Là aussi, les raccourcis font foison.
Tout d'abord, il compare la morale aux règles qui gouvernent n'importe quelle société. Sauf que ce n'est pas la même chose. Les règles sont écrites et, dans une démocratie, émanent du peuple par l'intermédiaire d'élus. La morale est imposé par un faible nombre sur toute la société au nom de principes archaïques et déphasés de la réalité. Il continue ensuite avec le respect, mais on a vu plus haut qu'il fait en cela un lecture fausse de Mai 68.
Il termine avec l'autorité, et c'est là, je pense, qu'il montre le vrai visage de sa pensée. Pour lui, la mort de l'autorité est inacceptable, puisque c'est l'autorité qui gouverne une société. Les élucubrations campagnardes mises à part, N. S. nous montre la société telle qu'il la voit, dans laquelle c'est l'autorité qui gouverne, c'est à dire la classe dirigeante, le président, les patrons, les chefs de familles (père ou mère). Le reste de la société soit suivre, sans broncher, elle n'a pas son mot à dire dans l'histoire. Pour N. S., l'autorité seule peut diriger : il assimile absence d'autorité à absence de règles, qui équivaut au chaos total.

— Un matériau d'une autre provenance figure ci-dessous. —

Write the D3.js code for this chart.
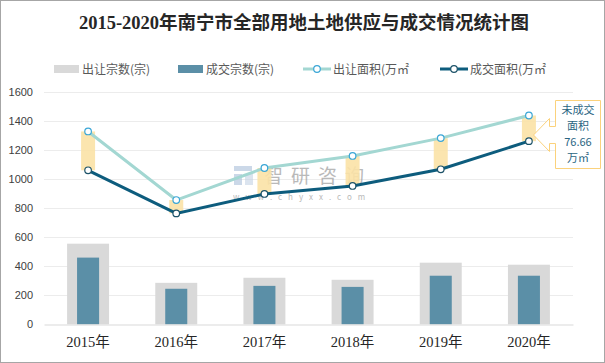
<!DOCTYPE html>
<html>
<head>
<meta charset="utf-8">
<script src="https://cdn.jsdelivr.net/npm/d3@7"></script>
<style>
  html, body { margin: 0; padding: 0; background: #fff; }
  svg { display: block; }
</style>
</head>
<body>
<svg id="chart" width="605" height="363"></svg>
<script>
// data
const years = ['2015年', '2016年', '2017年', '2018年', '2019年', '2020年']
const supplyCount = [556, 286, 321, 307, 425, 411]      // 出让宗数(宗)
const dealCount = [460, 245, 265, 258, 335, 335]        // 成交宗数(宗)
const supplyArea = [1330, 857, 1078, 1161, 1284, 1440]  // 出让面积(万㎡)
const dealArea = [1062, 765, 899, 954, 1069, 1263]      // 成交面积(万㎡)
const yTicks = [0, 200, 400, 600, 800, 1000, 1200, 1400, 1600]
const calloutLines = ['未成交', '面积', '76.66', '万㎡']

const width = 605
const height = 363
const sans = "'Noto Sans CJK SC', 'Liberation Sans', sans-serif"
const serif = "'Liberation Serif', 'DejaVu Serif', 'Noto Sans CJK SC', serif"

const svg = d3.select('#chart')

// outer frame
svg.append('rect')
	.attr('x', 0.5).attr('y', 0.5)
	.attr('width', width - 1).attr('height', height - 1)
	.attr('fill', '#fff')
	.attr('stroke', '#a6a6a6')

svg.append('text')
	.attr('x', 304).attr('y', 29)
	.attr('text-anchor', 'middle')
	.attr('font-family', serif)
	.attr('font-weight', 'bold')
	.attr('font-size', 18.5)
	.attr('fill', '#262626')
	.text('2015-2020年南宁市全部用地土地供应与成交情况统计图')

const x = d3.scaleBand().domain(years).range([44, 573])
const y = d3.scaleLinear().domain([0, 1600]).range([324.3, 92.3])

// grid
svg.append('g')
	.selectAll('line')
	.data(yTicks.slice(1))
	.enter()
	.append('line')
	.attr('x1', 44).attr('x2', 573)
	.attr('y1', d => Math.round(y(d)) + 0.5)
	.attr('y2', d => Math.round(y(d)) + 0.5)
	.attr('stroke', '#ececec')

// y axis labels
const yAxis = svg.append('g')
	.attr('transform', 'translate(44,0)')
	.call(d3.axisLeft(y).tickValues(yTicks).tickFormat(d3.format('d')).tickSize(0).tickPadding(11))
yAxis.select('.domain').remove()
yAxis.selectAll('text')
	.attr('font-family', "'Liberation Sans', sans-serif")
	.attr('font-size', 11)
	.attr('fill', '#404040')

// bars
const bw = x.bandwidth()
svg.append('g')
	.selectAll('rect')
	.data(supplyCount)
	.enter()
	.append('rect')
	.attr('x', (d, i) => x(years[i]) + bw * 0.262)
	.attr('y', d => y(d))
	.attr('width', bw * 0.476)
	.attr('height', d => y(0) - y(d))
	.attr('fill', '#d9d9d9')

svg.append('g')
	.selectAll('rect')
	.data(dealCount)
	.enter()
	.append('rect')
	.attr('x', (d, i) => x(years[i]) + bw * 0.375)
	.attr('y', d => y(d))
	.attr('width', bw * 0.25)
	.attr('height', d => y(0) - y(d))
	.attr('fill', '#5b8fa7')

// x axis
const xAxis = svg.append('g')
	.attr('transform', 'translate(0,324.5)')
	.call(d3.axisBottom(x).tickSize(0).tickPadding(12))
xAxis.select('.domain').attr('stroke', '#d9d9d9')
xAxis.selectAll('text')
	.attr('font-family', serif)
	.attr('font-size', 14.5)
	.attr('fill', '#262626')

// watermark
const wm = svg.append('g').attr('opacity', 0.6)
wm.append('rect').attr('x', 234).attr('y', 166).attr('width', 18).attr('height', 5).attr('fill', '#a9bfd9')
wm.append('rect').attr('x', 234).attr('y', 174).attr('width', 8).attr('height', 11).attr('fill', '#a9bfd9')
wm.append('rect').attr('x', 245).attr('y', 174).attr('width', 8).attr('height', 11).attr('fill', '#c4d3e6')
wm.append('text')
	.attr('x', 264).attr('y', 183)
	.attr('font-family', sans).attr('font-size', 19)
	.attr('fill', '#8c8c8c')
	.attr('letter-spacing', 8)
	.text('智研咨询')
wm.append('text')
	.attr('x', 233).attr('y', 200)
	.attr('font-family', sans).attr('font-size', 8)
	.attr('fill', '#8c8c8c')
	.attr('letter-spacing', 6)
	.text('www.chyxx.com')

// gap boxes between supply and deal area
const cx = d => x(d) + bw / 2
svg.append('g')
	.selectAll('rect')
	.data(years)
	.enter()
	.append('rect')
	.attr('x', d => cx(d) - 7)
	.attr('y', (d, i) => y(supplyArea[i]))
	.attr('width', 14)
	.attr('height', (d, i) => y(dealArea[i]) - y(supplyArea[i]))
	.attr('fill', '#fbe2a6')
	.attr('opacity', 0.9)

const line = d3.line().x((d, i) => cx(years[i])).y(d => y(d))

svg.append('path')
	.datum(supplyArea)
	.attr('d', line)
	.attr('fill', 'none')
	.attr('stroke', '#a3d7d2')
	.attr('stroke-width', 3)

svg.append('path')
	.datum(dealArea)
	.attr('d', line)
	.attr('fill', 'none')
	.attr('stroke', '#0d5c7d')
	.attr('stroke-width', 3)

const drawDots = (vals, stroke) => svg.append('g')
	.selectAll('circle')
	.data(vals)
	.enter()
	.append('circle')
	.attr('cx', (d, i) => cx(years[i]))
	.attr('cy', d => y(d))
	.attr('r', 3.3)
	.attr('fill', '#fff')
	.attr('stroke', stroke)
	.attr('stroke-width', 1.2)

drawDots(supplyArea, '#3aa6d6')
drawDots(dealArea, '#1c5268')

// callout (left arrow callout shape)
const callout = svg.append('g')
callout.append('path')
	.attr('d', 'M555.5,100.5 H600.5 V168.5 H555.5 V143.5 H549.5 V151.5 L533.5,135 L549.5,118.5 V126.5 H555.5 Z')
	.attr('fill', '#fff')
	.attr('stroke', '#fbd27c')
	.attr('stroke-width', 1)
callout.selectAll('text')
	.data(calloutLines)
	.enter()
	.append('text')
	.attr('x', 578)
	.attr('y', (d, i) => 114 + i * 16)
	.attr('text-anchor', 'middle')
	.attr('font-family', sans)
	.attr('font-size', 11)
	.attr('fill', '#2a6582')
	.text(d => d)

// legend
const legend = svg.append('g').attr('font-family', sans).attr('font-size', 12).attr('fill', '#595959')
const lg = [
	{ label: '出让宗数(宗)', type: 'bar', color: '#d9d9d9', x: 54 },
	{ label: '成交宗数(宗)', type: 'bar', color: '#5b8fa7', x: 178 },
	{ label: '出让面积(万㎡', type: 'line', color: '#a3d7d2', dot: '#3aa6d6', x: 303 },
	{ label: '成交面积(万㎡', type: 'line', color: '#0d5c7d', dot: '#1c5268', x: 440 }
]
lg.forEach(d => {
	if (d.type === 'bar') {
		legend.append('rect')
			.attr('x', d.x).attr('y', 65)
			.attr('width', 25).attr('height', 8)
			.attr('fill', d.color)
	} else {
		legend.append('line')
			.attr('x1', d.x).attr('x2', d.x + 28)
			.attr('y1', 69).attr('y2', 69)
			.attr('stroke', d.color).attr('stroke-width', 3)
		legend.append('circle')
			.attr('cx', d.x + 14).attr('cy', 69).attr('r', 3.3)
			.attr('fill', '#fff').attr('stroke', d.dot).attr('stroke-width', 1.2)
	}
	legend.append('text')
		.attr('x', d.x + (d.type === 'bar' ? 28 : 30))
		.attr('y', 73.5)
		.text(d.label)
})
</script>
</body>
</html>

N. S. se trompe lourdement dans la vision qu'il a de la société. Ce n'est pas l'autorité qui gouverne au peuple, c'est le peuple qui se gouverne lui-même, en tout cas dans une démocratie. L'autorité, chère à N. S., n'émane pas de lui, mais du peuple. C'est lui qui l'a élu un an plus tôt, c'est lui qui le hait un an après.

Cette dernière phrase est donc révélatrice de la manière dont N. S. voit la société, le peuple et son pouvoir. Il voit son pouvoir comme quelque chose de naturel, dans l'ordre des choses. Il ne considère pas que le peuple puisse avoir son mot à dire. Il ne peut pas accepter qu'on le haïsse et il ne peut pas assimiler ce que veut dire les sondages négatifs qui s'accumulent. Pourtant, cette vision du pouvoir et de l'autorité est loin d'être isolée. Je crois que tous les présidents de la 5ième ont plus ou moins eu cette vision des choses, d'un pouvoir au dessus du peuple, pas en émanant. Mais un pouvoir au dessus du peuple ne peut que mal gouverner.

Il est assez inquiétant de constater que, 40 ans après, la vision de la société par les classes dirigeantes n'ait pas vraiment bougé. Puisqu'en ce sens, Mai 68 n'aura au final servi à rien, alors Mai 68 doit être rangé au rang d'événement historique, là où doit être sa place.
Mai 68 aura été une formidable aventure humaine, une bouffée d'air frais dans une société viciée dont on ressent encore aujourd'hui les effets. Mais je reste persuadé qu'il faut une fois pour toute ranger cet événement dans l'Histoire, au moins pour éviter les récupérations idéologiques de tout bord.